School work and specialised training is keeping highly touted Western Jets young gun Cameron Rayner firmly grounded ahead of November’s AFL national draft.
The explosive half-forward/midfielder has ticked all the boxes in a stellar junior career, with some of the draft forecasters predicting he will be selected with the first pick, or not long after.
Rayner is aware of the hype, he takes in the media coverage and sees the social media posts, but he knows it is all just background noise until draft night rolls around.
“The real people that are going to make the decisions are the recruiters and they keep their cards pretty close to their chest,” Rayner said.
“I’ve said from day one, I don’t care if I’m pick one or pick 100, I just want to make sure I’m on an AFL list.
“It’s good to see [the positive stories], but you just put your head back down and start working.”
Rayner has been successful from the moment he set foot on a football ground in the under-10s.
He kick-started his junior career with the Hillside Sharks – the club he identifies as home because of his family connection – winning “four or five” premierships at division 2 level, before crossing to Essendon Doutta Stars to play division 1, where he incredibly won two flags in a week.
“One was in the under-16s one week and then in the under-18s the week after,” Rayner said.
“To win two in a couple of weeks was awesome.”
Rayner was identified as a top prospect from a young age.
The 17-year-old got his first major break as a half-back flanker in the Victorian schoolboys team and has made every post a winner since.

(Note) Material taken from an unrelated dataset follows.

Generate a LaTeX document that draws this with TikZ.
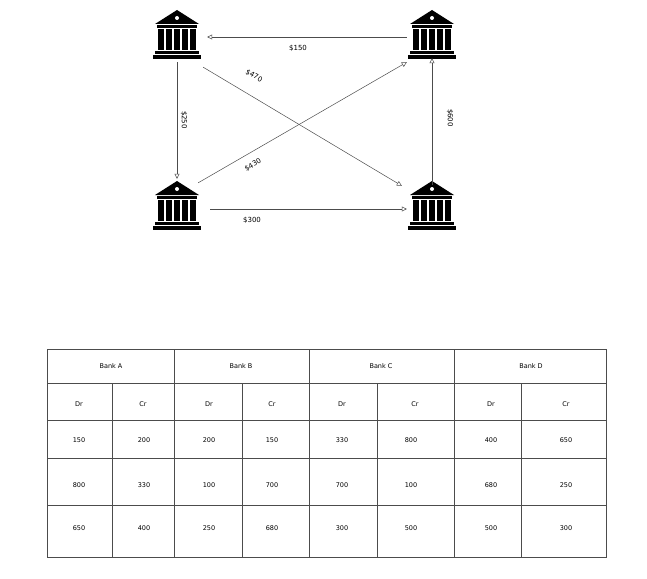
\documentclass[tikz,border=0pt]{standalone}
\usepackage{fontspec}
\setmainfont{DejaVu Sans}
\usetikzlibrary{arrows.meta}
\begin{document}
\begin{tikzpicture}[x=1pt,y=-1pt,
  bank/.style={minimum width=48pt,minimum height=50pt,inner sep=0pt},
  flow/.style={draw=black!70,line width=0.5pt,-{Triangle[open,length=5pt,width=5pt]}},
  lbl/.style={font=\fontsize{7}{8}\selectfont},
  grid/.style={draw=black!70,line width=0.7pt},
  cell/.style={font=\fontsize{6.5}{7}\selectfont}]
\useasboundingbox (0,0) rectangle (647,578);
\newcommand{\bankicon}[2]{%
  \begin{scope}[shift={(#1,#2)}]
  \fill (-22,-12) -- (0,-26) -- (22,-12) -- cycle;
  \fill[white] (0,-18) circle (2);
  \fill (-20,-11) rectangle (20,-8);
  \foreach \i in {-16,-8,0,8,16} \fill (\i-3,-7) rectangle (\i+3,14);
  \fill (-22,15) rectangle (22,18);
  \fill (-24,19) rectangle (24,23);
  \end{scope}}
\bankicon{177}{36}\bankicon{432}{36}\bankicon{177}{207}\bankicon{432}{207}
\node[bank] (A) at (177,36) {};
\node[bank] (B) at (432,36) {};
\node[bank] (C) at (177,207) {};
\node[bank] (D) at (432,207) {};
\draw[flow] ([xshift=-1pt,yshift=-1pt]B.west) -- ([xshift=6pt,yshift=-1pt]A.east);
\node[lbl] (l150) at (298,48) {\$150};
\draw[flow] ([yshift=-1pt]A.south) -- ([yshift=3pt]C.north);
\node[lbl,rotate=-90] (l250) at (184,120) {\$250};
\draw[flow] ([yshift=-3pt]D.north) -- ([yshift=3pt]B.south);
\node[lbl,rotate=-90] (l600) at (450,118) {\$600};
\draw[flow] ([xshift=2pt,yshift=-6pt]A.south east) -- ([xshift=-6pt,yshift=-4pt]D.north west);
\node[lbl,rotate=-30] (l470) at (254,76) {\$470};
\draw[flow] ([xshift=-3pt,yshift=-1pt]C.north east) -- ([xshift=-1pt,yshift=-1pt]B.south west);
\node[lbl,rotate=30] (l430) at (253,165) {\$430};
\draw[flow] ([xshift=9pt,yshift=-2pt]C.east) -- ([xshift=-1pt,yshift=-2pt]D.west);
\node[lbl] (l300) at (252,220) {\$300};
% table
\draw[grid] (47,349) rectangle (606,557);
\foreach \y in {383,420,458,505} \draw[grid] (47,\y) -- (606,\y);
\foreach \x in {174,309,454} \draw[grid] (\x,349) -- (\x,557);
\foreach \x in {112,242,377,521} \draw[grid] (\x,383) -- (\x,557);
\node[cell] (hA) at (111,366) {Bank A};
\node[cell] (hB) at (241,366) {Bank B};
\node[cell] (hC) at (381,366) {Bank C};
\node[cell] (hD) at (531,366) {Bank D};
\foreach \x/\t in {79/Dr,143/Cr,209/Dr,272/Cr,342/Dr,415/Cr,491/Dr,566/Cr}
  \node[cell] at (\x,404) {\t};
\foreach \x/\a/\b/\c in {79/150/800/650,144/200/330/400,209/200/100/250,272/150/700/680,342/330/700/300,411/800/100/500,491/400/680/500,566/650/250/300}{
  \node[cell] at (\x,440) {\a};
  \node[cell] at (\x,485) {\b};
  \node[cell] at (\x,528) {\c};}
\end{tikzpicture}
\end{document}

He has starred for the Jets in the TAC Cup, dominated in the Big V for Vic Metro at the under-18 national championships and represented the NAB AFL Academy with aplomb on interstate and overseas tours.
It seems a fait accompli that Rayner will be on an AFL list next season.
One of the driving forces for Rayner was missing out on the first intake of players for the NAB AFL Academy.
“In the 16s year, I didn’t make it in the first intake, so I made a bit of a note to myself of making sure I can push forward and try and get in the next year, so when I got selected for that, I was over the moon,” he said.
“I got to go to America and Darwin and got to know all the boys, they’ve all had awesome years … so I loved being part of the academy.”
Born in 1999, Rayner did not grow up in a state of origin era, but he is fully aware of what the Big V represents.
Honoured by the Vic Metro call-up, Rayner did not let the chance go to waste, being one of the side’s most influential players in a title-winning team, earning rave reviews and All Australian honours.
“The feeling of pulling on the Big V jumper before the game is unbelievable, you can’t really describe it,” Rayner said.
“Obviously winning the championship was just a bonus, but whenever you get the chance to play for Victoria, you’ve got to make the most of it and I reckon everyone in that team did this year.
“The boys in that Vic Metro team were all grouse to be around. I loved every minute of that.”
Rayner split his time with the Western Jets and Penleigh and Essendon Grammar School this season.
The Sydenham resident regrets not playing more games for the Jets because the side finally realised its potential late in the season when it was too late to play in the finals, but was equally as thrilled to play alongside school mates for PEGS.
Rayner is the September nominee for the Don Deeble Rising Star award.
The award, hosted by the Sunshine Western Region Sports Club and
Star Weekly, recognises youth athletes from the western suburbs who have achieved outstanding results at state and or national levels.
Rayner will receive $1000, donated by the Yarraville Club Cricket Club. He will also receive other prizes to assist him in achieving his sporting goals in what promises to be a great career.